In una delle scene iniziali Lisa e Simon, splendidi e inconsapevoli, guardano sul divano Rapina a mano armata di Kubrick, in particolare quel memorabile finale con Sterling Hayden terreo e impassibile mentre guarda andare in fumo la propria vita ("è un bel film", commenta laconicamente lui). Sventurati: avrebbero dovuto immaginare come sarebbe andata a finire la loro storia, che poi è il modo in cui vanno a finire tutti i noir degni di questo nome, specialmente quelli francesi. Amants pesca a piene mani negli stereotipi del genere, in alcuni passaggi è maniera pura, ma Nicole Garcia, giunta ormai a 74 anni con un curriculum lungo così (Place Vendome, L'avversario, Mal di pietre...), sa di cosa parla e sa cosa gira: questa volta si è avvalsa più del dovuto del suo sceneggiatore Jacques Fieschi (che all'inizio stava progettando di scrivere un romanzo), ma ha dato l'ordine, la geometria e la razionalità delle pietre miliari scolpite dai suoi connazionali a una materia narrativa in cui anche l'amour fou tra Lisa e Simon non è solamente passione e speranza, ma anche gelida concretezza, rigoroso procedimento fatto-causa-conseguenza che non ci sorprenderemmo di trovare in un film di Michael Mann.

 

"A cosa serve amarsi?", si chiedono a un certo punto i due spasimanti, costantemente sballottati tra luce e buio, privilegio e sacrificio, allontanati e riportati a riva in questa controllatissima tragedia in tre atti: il migliore è il primo, quello dell'idillio parigino brutalmente interrotto dall'ospite inattesa ma inevitabile a queste latitudini - la morte.

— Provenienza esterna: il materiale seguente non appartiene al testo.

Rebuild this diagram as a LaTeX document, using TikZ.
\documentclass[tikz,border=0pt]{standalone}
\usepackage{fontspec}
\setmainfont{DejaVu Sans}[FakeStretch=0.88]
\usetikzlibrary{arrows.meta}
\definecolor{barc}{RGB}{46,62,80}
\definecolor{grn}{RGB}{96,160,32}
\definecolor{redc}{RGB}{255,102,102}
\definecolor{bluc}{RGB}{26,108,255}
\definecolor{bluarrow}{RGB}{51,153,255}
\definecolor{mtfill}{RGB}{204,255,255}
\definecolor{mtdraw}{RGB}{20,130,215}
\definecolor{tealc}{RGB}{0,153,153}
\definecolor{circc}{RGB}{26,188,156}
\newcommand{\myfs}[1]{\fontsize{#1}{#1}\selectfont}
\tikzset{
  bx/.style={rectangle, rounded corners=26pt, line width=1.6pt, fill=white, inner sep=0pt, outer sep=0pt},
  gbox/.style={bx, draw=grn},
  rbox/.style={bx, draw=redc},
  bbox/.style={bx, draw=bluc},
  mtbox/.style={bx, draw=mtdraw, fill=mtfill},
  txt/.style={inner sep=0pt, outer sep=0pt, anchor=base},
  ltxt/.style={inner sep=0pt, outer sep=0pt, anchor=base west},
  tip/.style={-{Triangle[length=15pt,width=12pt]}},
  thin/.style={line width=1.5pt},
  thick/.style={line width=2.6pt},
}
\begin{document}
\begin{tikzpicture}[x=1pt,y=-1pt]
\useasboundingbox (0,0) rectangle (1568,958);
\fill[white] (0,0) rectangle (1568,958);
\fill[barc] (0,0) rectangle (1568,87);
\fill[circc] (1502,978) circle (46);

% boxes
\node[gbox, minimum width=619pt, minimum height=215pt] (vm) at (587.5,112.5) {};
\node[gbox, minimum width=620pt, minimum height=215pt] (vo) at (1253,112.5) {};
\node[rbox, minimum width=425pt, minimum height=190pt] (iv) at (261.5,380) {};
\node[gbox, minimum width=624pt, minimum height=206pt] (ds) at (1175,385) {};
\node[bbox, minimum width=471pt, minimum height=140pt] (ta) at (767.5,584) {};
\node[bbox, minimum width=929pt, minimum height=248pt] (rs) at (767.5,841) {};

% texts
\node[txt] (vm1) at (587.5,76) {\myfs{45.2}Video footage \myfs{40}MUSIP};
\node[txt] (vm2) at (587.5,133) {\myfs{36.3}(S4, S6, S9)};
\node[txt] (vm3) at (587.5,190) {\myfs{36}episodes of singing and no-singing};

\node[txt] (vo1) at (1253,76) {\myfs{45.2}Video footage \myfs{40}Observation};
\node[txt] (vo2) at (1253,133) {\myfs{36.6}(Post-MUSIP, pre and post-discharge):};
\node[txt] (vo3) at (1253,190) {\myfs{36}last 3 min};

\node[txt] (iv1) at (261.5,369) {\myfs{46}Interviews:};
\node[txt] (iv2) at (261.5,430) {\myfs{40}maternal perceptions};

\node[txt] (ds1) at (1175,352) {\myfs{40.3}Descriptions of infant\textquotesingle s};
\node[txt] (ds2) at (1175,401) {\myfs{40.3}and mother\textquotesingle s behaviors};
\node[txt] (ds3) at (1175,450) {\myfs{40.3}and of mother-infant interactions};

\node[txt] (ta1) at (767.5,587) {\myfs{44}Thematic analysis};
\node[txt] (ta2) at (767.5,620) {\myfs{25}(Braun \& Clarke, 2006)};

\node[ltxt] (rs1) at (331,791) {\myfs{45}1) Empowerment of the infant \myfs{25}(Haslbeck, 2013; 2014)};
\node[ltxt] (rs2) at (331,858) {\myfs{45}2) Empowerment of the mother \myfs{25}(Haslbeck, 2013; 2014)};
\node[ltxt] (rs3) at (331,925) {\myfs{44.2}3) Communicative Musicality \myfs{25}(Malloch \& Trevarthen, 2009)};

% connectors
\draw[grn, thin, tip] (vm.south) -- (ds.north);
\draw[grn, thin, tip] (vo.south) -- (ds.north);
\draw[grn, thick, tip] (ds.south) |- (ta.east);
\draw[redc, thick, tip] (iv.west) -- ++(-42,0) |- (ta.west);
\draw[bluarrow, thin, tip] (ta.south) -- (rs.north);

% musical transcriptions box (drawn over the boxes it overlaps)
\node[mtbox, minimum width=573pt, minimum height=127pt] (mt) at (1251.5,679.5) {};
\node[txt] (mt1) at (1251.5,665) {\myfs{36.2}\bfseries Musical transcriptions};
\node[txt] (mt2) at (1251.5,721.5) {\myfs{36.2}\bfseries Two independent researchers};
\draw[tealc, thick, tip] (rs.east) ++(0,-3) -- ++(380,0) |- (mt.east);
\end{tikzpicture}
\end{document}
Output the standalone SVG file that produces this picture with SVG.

Scoperta (in tutti i sensi) ormai sette anni fa da Lars von Trier in Nymphomaniac, giurata del Festival di appena un anno fa, la parigina Stacy Martin ha l'appeal e la carnagione adatta per essere l'eroina di questo film che riesce a essere invernale anche quando è ambientato nell'Oceano Indiano: mette in ombra sia l'amante Pierre Niney che il marito Benoit Magimel, che ritroviamo più ingrassato e più sanguigno vent'anni dopo un altro glaciale noir da festival come La pianista di Michael Haneke.